Gasoline prices should drop under $5 a gallon and stay there.

That’s the analysis of Patrick De Haan, head petroleum analyst at GasBuddy, which tracks prices.

Oil has been the rare glimmer of good economic news in recent days. President Donald Trump exempted oil prices from tariffs, and crude oil prices have been plunging for various reasons.

One is that tariffs slow demand and could help plunge the country near or into a recession.

“Tariffs are causing concerns about slowing global economic activity and recession. This in turn slows demand for oil,” said Gocke Soydemir, Foster Farms endowed professor of business economics at California State Stanislaus.

With state and local taxes and fees, California’s average gasoline price is still expected to remain far above the national average. On Monday, the U.S. average for a gallon of regular gasoline was $3.26, according to AAA.

In California, it was $4.96, the highest average in the nation. Hawaii was second at $4.49. Mississippi has the least expensive gasoline at $2.75 a gallon.

The California price is up slightly from a month ago but well below the $5.34 recorded at this time last year.

How much lower can gas prices go?

“California is becoming more of an outlier and more isolationist because of its stringent policies. It’s notoriously difficult to predict,” De Haan said.
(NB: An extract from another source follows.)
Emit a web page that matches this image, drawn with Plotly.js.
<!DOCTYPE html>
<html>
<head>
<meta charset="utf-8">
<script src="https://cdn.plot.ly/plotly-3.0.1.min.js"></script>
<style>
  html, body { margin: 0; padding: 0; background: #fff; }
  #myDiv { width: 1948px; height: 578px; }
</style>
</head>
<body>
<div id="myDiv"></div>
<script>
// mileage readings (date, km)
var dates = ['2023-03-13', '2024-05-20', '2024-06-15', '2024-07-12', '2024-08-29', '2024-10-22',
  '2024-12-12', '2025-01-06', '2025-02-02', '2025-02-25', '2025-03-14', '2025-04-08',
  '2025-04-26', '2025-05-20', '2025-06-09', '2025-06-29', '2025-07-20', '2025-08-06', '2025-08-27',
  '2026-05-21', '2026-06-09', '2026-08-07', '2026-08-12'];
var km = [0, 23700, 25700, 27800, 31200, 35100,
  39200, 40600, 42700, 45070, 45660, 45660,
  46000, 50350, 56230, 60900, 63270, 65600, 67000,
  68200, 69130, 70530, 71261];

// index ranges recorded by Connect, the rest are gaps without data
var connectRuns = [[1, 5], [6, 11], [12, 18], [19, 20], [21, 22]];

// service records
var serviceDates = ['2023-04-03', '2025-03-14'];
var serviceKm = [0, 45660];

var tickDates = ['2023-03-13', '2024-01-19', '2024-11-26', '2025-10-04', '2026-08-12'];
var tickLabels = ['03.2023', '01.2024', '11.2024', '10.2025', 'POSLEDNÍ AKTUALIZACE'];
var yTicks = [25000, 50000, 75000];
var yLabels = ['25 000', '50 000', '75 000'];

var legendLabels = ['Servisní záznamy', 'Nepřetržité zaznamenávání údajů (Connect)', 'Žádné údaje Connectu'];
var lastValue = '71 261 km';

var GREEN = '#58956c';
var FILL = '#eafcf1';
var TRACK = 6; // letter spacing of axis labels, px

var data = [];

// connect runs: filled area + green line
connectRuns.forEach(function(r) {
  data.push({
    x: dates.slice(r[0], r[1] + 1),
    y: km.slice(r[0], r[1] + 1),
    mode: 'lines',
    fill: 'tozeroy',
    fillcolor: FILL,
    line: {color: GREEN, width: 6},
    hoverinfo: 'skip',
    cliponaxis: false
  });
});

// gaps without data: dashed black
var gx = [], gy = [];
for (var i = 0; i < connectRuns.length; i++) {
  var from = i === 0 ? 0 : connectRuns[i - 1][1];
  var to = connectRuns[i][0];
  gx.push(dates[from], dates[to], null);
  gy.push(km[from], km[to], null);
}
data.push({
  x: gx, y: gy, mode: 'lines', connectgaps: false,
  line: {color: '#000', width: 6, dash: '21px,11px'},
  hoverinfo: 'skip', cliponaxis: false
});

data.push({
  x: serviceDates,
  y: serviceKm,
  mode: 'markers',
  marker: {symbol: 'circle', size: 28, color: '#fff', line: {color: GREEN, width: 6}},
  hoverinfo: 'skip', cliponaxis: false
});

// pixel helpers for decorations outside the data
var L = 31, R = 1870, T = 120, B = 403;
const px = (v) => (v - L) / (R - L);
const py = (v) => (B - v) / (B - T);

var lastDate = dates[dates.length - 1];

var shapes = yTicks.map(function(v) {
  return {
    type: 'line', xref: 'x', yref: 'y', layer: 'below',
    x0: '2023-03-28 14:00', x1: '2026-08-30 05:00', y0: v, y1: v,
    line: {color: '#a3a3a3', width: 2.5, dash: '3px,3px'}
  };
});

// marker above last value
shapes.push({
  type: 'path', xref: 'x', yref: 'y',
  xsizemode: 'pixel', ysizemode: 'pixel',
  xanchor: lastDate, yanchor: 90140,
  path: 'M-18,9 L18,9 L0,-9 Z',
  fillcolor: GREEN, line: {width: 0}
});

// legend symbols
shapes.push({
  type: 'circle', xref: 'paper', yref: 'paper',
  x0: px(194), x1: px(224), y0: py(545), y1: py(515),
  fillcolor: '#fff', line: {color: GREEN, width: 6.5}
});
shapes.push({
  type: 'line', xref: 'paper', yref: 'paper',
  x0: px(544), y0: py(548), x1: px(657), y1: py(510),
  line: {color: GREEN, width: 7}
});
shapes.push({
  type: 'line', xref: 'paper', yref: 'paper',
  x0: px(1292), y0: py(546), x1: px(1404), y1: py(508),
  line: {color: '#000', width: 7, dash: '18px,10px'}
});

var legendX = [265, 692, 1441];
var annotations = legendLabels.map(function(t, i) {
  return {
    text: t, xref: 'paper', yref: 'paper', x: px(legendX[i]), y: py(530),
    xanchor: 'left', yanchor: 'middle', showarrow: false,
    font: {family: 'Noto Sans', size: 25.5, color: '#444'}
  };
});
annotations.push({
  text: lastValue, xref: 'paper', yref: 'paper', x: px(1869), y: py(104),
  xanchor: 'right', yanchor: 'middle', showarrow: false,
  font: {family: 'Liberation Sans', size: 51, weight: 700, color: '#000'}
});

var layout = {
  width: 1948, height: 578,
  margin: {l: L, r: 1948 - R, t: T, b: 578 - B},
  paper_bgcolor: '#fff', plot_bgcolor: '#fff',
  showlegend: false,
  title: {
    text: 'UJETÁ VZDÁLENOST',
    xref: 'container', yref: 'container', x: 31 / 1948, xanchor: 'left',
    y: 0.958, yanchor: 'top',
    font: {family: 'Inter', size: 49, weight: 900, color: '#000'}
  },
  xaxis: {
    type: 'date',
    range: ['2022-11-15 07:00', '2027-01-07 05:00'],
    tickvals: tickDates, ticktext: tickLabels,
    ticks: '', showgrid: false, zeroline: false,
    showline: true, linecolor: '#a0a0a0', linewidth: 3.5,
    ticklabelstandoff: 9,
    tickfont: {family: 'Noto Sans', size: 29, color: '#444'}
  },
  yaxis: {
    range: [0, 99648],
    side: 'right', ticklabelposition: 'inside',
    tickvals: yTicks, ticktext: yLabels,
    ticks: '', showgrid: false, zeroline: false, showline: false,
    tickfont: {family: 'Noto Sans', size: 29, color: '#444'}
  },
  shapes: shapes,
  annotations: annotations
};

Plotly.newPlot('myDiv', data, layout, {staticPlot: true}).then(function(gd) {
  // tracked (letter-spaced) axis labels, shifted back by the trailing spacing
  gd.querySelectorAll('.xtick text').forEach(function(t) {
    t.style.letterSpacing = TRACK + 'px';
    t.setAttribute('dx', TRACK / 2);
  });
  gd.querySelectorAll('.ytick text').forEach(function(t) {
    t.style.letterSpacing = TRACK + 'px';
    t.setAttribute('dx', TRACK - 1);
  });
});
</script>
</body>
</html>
But because of lower demand, anticipated production increases by OPEC+, a group of oil producing nations, and state refineries running at or near capacity, he saw California gasoline prices around $4.50 a gallon.

“If things go well,” De Haan said, “summer’s price could be $4.25 to $4.45. If things don’t go perfectly, the mid-4s.”
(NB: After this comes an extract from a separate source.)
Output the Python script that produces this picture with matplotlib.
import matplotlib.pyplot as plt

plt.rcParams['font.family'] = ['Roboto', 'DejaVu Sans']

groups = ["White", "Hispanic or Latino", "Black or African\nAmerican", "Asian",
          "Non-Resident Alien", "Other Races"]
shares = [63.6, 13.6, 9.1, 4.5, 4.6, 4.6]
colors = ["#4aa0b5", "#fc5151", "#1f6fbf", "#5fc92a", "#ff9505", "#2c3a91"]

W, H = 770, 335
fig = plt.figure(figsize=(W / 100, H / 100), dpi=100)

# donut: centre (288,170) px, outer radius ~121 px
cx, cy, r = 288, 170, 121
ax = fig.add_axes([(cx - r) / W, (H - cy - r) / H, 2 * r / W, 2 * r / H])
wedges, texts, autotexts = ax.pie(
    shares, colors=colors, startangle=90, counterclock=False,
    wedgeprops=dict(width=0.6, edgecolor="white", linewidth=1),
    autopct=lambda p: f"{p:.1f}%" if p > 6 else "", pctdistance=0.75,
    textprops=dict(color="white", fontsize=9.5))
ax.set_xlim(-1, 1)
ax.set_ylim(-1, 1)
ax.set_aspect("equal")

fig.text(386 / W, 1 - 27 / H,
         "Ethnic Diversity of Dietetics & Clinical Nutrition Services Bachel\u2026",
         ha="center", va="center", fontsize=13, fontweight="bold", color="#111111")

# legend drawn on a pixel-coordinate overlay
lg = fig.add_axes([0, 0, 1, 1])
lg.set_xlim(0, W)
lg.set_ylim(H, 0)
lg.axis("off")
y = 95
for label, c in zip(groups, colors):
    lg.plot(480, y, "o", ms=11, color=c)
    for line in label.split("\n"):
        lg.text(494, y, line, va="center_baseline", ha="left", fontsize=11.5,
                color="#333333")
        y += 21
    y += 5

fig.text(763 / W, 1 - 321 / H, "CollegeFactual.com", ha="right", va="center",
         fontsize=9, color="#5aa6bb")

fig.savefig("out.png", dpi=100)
In any event, he said, “I don’t really see $5 unless something unforeseen happens.”

Trump exempted oil from the tariffs announced last week, giving no specific reason. The 2020 U.S.-Mexico-Canada trade agreement, which he negotiated during his first term, exempts oil and is still in effect. Canada is by far the biggest source of U.S. petroleum imports, according to the federal Energy Information Administration.

Trump’s action on oil was no surprise to experts.

“When the Trump administration took office, we knew the expectation was energy prices would come down,” said Sanjay Varshney, professor of finance at Cal State Sacramento.

Trump throughout his 2024 campaign promised to encourage more drilling for domestic oil and reduce the U.S. reliance on foreign sources. That’s consistent with his tariff policies, which aim to invigorate U.S. domestic production.

“If energy prices are cheap, it gives us a competitive edge, and energy is plentiful here,” Varshney said.